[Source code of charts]

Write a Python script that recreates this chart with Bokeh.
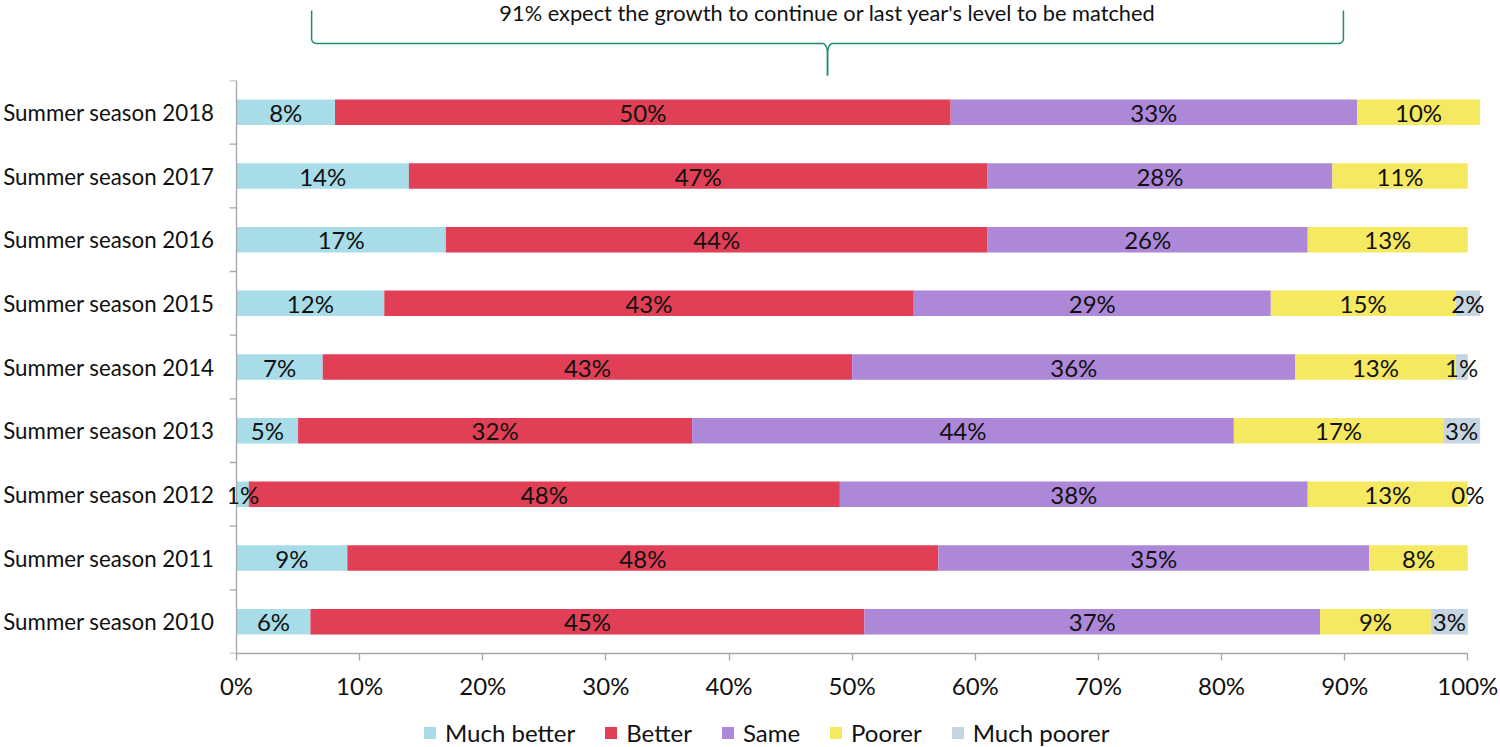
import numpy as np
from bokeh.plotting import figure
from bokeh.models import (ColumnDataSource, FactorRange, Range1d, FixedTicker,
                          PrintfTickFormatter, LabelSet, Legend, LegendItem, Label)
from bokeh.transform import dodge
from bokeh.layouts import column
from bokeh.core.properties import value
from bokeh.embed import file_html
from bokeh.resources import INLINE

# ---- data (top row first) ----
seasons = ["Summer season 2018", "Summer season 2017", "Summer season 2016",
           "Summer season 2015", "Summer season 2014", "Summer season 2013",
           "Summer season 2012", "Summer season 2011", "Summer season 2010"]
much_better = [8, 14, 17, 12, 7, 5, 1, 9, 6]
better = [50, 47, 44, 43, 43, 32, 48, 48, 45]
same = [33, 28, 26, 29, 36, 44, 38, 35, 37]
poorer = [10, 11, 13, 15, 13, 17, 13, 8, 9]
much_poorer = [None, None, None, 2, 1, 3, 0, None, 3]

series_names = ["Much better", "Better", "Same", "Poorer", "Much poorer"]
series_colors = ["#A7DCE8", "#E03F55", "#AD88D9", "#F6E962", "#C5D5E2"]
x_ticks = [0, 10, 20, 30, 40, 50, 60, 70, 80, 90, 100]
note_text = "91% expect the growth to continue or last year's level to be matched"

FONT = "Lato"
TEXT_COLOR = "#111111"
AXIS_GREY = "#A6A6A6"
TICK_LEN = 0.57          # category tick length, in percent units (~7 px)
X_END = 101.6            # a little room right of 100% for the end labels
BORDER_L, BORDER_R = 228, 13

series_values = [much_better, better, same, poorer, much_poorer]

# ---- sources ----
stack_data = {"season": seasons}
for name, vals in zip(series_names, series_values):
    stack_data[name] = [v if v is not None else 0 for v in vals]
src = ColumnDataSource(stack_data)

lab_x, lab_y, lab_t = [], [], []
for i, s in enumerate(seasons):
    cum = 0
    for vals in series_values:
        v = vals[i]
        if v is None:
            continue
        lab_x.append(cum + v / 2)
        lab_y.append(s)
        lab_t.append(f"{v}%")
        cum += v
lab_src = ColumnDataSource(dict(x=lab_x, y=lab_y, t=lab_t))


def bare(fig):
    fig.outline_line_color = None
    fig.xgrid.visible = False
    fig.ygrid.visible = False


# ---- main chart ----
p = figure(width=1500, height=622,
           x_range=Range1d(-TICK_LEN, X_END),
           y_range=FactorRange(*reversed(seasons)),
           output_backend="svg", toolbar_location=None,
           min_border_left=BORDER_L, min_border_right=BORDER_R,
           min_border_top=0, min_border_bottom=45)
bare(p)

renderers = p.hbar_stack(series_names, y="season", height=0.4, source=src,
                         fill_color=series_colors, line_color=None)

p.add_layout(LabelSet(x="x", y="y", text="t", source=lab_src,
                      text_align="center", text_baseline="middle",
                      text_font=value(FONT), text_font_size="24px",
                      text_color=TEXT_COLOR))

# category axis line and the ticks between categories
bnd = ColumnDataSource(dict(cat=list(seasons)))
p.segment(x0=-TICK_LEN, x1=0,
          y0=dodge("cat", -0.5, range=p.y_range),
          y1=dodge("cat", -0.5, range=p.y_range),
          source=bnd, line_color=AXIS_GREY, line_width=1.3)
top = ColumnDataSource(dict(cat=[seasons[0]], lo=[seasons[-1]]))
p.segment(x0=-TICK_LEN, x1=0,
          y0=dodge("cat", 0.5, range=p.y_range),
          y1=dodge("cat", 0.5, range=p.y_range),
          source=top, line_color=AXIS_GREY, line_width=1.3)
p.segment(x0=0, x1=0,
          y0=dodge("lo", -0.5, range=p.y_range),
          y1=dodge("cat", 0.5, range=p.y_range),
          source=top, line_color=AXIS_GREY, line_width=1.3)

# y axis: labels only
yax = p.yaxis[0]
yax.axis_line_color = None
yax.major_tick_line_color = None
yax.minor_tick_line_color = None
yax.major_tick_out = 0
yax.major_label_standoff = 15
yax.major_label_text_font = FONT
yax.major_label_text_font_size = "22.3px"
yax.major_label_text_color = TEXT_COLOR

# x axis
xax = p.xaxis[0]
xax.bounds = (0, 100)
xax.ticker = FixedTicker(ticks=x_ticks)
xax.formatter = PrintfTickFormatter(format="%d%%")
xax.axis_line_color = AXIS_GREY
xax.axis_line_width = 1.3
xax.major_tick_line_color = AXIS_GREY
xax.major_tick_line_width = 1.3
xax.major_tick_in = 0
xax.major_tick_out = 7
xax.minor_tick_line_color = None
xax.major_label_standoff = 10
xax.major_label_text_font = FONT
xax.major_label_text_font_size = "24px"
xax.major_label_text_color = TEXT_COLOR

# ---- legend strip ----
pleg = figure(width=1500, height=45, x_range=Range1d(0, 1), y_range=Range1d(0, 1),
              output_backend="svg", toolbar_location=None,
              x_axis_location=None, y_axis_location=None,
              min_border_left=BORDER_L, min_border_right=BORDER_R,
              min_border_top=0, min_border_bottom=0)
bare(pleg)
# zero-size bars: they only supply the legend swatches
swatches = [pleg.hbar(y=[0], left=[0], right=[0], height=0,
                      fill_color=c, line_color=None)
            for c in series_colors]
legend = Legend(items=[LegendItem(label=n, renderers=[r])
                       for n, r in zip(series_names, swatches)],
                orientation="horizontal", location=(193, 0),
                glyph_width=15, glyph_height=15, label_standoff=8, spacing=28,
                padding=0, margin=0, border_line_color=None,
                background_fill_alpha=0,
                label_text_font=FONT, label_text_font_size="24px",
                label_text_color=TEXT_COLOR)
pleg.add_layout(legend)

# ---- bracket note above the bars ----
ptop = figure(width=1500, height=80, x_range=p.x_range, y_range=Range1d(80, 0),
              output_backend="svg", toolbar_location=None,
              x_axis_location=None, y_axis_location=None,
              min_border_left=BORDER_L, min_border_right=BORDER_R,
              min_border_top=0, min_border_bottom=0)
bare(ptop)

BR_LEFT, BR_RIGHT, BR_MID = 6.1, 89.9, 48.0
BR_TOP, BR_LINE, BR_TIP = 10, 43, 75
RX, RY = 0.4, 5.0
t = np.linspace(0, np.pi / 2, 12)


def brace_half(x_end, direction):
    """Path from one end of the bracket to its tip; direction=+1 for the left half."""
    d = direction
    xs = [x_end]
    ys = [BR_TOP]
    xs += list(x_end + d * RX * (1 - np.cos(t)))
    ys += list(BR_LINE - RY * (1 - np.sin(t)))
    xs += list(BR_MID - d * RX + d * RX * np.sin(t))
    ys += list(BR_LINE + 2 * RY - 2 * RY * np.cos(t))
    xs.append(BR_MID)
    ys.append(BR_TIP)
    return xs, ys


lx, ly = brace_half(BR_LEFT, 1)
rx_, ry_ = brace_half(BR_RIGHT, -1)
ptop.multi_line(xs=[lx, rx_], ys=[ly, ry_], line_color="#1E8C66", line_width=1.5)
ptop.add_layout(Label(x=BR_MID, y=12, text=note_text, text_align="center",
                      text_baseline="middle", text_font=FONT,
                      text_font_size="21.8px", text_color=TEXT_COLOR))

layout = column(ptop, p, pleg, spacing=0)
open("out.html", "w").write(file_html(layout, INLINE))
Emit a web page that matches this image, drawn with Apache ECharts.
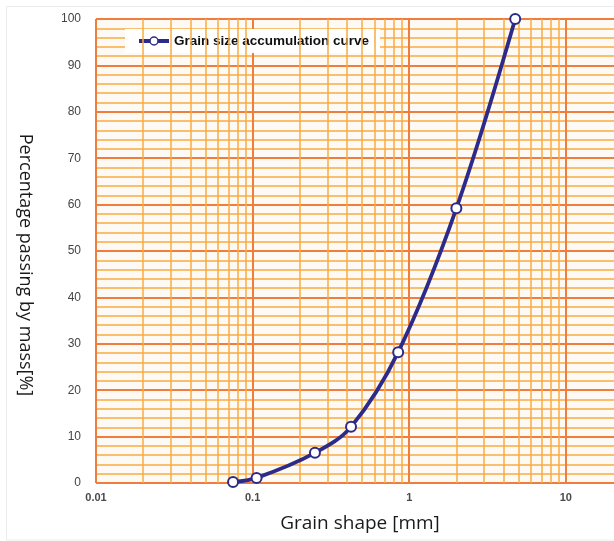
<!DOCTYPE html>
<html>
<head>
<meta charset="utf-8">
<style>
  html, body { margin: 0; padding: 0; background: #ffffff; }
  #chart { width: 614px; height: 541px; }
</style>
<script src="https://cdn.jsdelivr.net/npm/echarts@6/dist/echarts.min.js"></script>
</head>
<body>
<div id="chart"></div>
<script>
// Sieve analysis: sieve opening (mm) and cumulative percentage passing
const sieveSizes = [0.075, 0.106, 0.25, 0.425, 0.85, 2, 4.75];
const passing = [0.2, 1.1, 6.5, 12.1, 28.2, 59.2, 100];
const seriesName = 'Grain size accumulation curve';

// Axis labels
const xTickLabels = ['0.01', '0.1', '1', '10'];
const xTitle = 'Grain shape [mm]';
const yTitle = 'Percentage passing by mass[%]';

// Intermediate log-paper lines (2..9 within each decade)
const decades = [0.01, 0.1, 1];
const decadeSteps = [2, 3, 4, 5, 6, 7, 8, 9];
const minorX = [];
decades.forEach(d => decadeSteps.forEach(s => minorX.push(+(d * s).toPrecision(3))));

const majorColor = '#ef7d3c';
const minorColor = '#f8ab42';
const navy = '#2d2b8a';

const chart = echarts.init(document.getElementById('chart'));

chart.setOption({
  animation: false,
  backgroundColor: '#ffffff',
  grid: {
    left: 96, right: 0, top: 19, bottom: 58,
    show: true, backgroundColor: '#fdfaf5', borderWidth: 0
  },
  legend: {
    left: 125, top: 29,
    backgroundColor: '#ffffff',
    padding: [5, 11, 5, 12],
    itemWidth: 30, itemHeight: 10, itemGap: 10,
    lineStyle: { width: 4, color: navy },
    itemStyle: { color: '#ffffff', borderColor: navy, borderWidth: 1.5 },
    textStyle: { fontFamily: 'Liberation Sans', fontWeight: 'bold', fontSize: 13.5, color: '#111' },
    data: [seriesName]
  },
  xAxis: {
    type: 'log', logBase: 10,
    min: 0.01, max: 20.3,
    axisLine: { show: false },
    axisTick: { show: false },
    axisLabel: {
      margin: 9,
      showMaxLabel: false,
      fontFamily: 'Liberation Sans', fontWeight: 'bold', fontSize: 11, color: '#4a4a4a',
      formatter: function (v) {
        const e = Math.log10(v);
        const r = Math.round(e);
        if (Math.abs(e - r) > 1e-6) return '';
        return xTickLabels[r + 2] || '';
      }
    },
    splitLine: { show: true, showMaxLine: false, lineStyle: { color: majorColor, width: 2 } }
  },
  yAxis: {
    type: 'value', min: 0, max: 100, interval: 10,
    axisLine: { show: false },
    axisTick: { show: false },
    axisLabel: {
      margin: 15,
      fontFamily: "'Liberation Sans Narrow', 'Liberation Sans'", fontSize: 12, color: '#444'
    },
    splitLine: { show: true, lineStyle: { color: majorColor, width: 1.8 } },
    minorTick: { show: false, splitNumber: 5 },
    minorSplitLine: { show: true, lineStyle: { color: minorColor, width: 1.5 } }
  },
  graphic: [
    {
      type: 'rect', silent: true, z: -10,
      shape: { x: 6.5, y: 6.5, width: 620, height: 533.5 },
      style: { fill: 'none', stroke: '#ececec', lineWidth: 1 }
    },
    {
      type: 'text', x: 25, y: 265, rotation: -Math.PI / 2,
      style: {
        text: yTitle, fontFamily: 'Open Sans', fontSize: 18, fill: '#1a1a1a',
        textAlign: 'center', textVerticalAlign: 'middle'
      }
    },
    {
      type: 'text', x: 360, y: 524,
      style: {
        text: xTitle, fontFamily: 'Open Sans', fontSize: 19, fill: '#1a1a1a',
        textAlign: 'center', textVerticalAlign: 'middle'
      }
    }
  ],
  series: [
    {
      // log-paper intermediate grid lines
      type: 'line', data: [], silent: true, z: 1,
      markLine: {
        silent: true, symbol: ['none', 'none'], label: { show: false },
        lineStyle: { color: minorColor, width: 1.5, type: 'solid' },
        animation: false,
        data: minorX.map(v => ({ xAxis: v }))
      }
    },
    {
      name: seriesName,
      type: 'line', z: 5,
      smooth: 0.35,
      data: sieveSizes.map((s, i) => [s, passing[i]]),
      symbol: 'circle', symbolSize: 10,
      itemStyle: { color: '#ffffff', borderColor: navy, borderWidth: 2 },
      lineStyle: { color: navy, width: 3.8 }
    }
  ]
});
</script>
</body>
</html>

- [EXERCISE PROMPT]
Exactly as written, please give again the lines from the beginning of the listing through the line containing "fig.ygrid.visible = False", inclusive, without any pictures.

- [ANSWER FOR THE TASK]
Write a Python script that recreates this chart with Bokeh.
import numpy as np
from bokeh.plotting import figure
from bokeh.models import (ColumnDataSource, FactorRange, Range1d, FixedTicker,
                          PrintfTickFormatter, LabelSet, Legend, LegendItem, Label)
from bokeh.transform import dodge
from bokeh.layouts import column
from bokeh.core.properties import value
from bokeh.embed import file_html
from bokeh.resources import INLINE

# ---- data (top row first) ----
seasons = ["Summer season 2018", "Summer season 2017", "Summer season 2016",
           "Summer season 2015", "Summer season 2014", "Summer season 2013",
           "Summer season 2012", "Summer season 2011", "Summer season 2010"]
much_better = [8, 14, 17, 12, 7, 5, 1, 9, 6]
better = [50, 47, 44, 43, 43, 32, 48, 48, 45]
same = [33, 28, 26, 29, 36, 44, 38, 35, 37]
poorer = [10, 11, 13, 15, 13, 17, 13, 8, 9]
much_poorer = [None, None, None, 2, 1, 3, 0, None, 3]

series_names = ["Much better", "Better", "Same", "Poorer", "Much poorer"]
series_colors = ["#A7DCE8", "#E03F55", "#AD88D9", "#F6E962", "#C5D5E2"]
x_ticks = [0, 10, 20, 30, 40, 50, 60, 70, 80, 90, 100]
note_text = "91% expect the growth to continue or last year's level to be matched"

FONT = "Lato"
TEXT_COLOR = "#111111"
AXIS_GREY = "#A6A6A6"
TICK_LEN = 0.57          # category tick length, in percent units (~7 px)
X_END = 101.6            # a little room right of 100% for the end labels
BORDER_L, BORDER_R = 228, 13

series_values = [much_better, better, same, poorer, much_poorer]

# ---- sources ----
stack_data = {"season": seasons}
for name, vals in zip(series_names, series_values):
    stack_data[name] = [v if v is not None else 0 for v in vals]
src = ColumnDataSource(stack_data)

lab_x, lab_y, lab_t = [], [], []
for i, s in enumerate(seasons):
    cum = 0
    for vals in series_values:
        v = vals[i]
        if v is None:
            continue
        lab_x.append(cum + v / 2)
        lab_y.append(s)
        lab_t.append(f"{v}%")
        cum += v
lab_src = ColumnDataSource(dict(x=lab_x, y=lab_y, t=lab_t))


def bare(fig):
    fig.outline_line_color = None
    fig.xgrid.visible = False
    fig.ygrid.visible = False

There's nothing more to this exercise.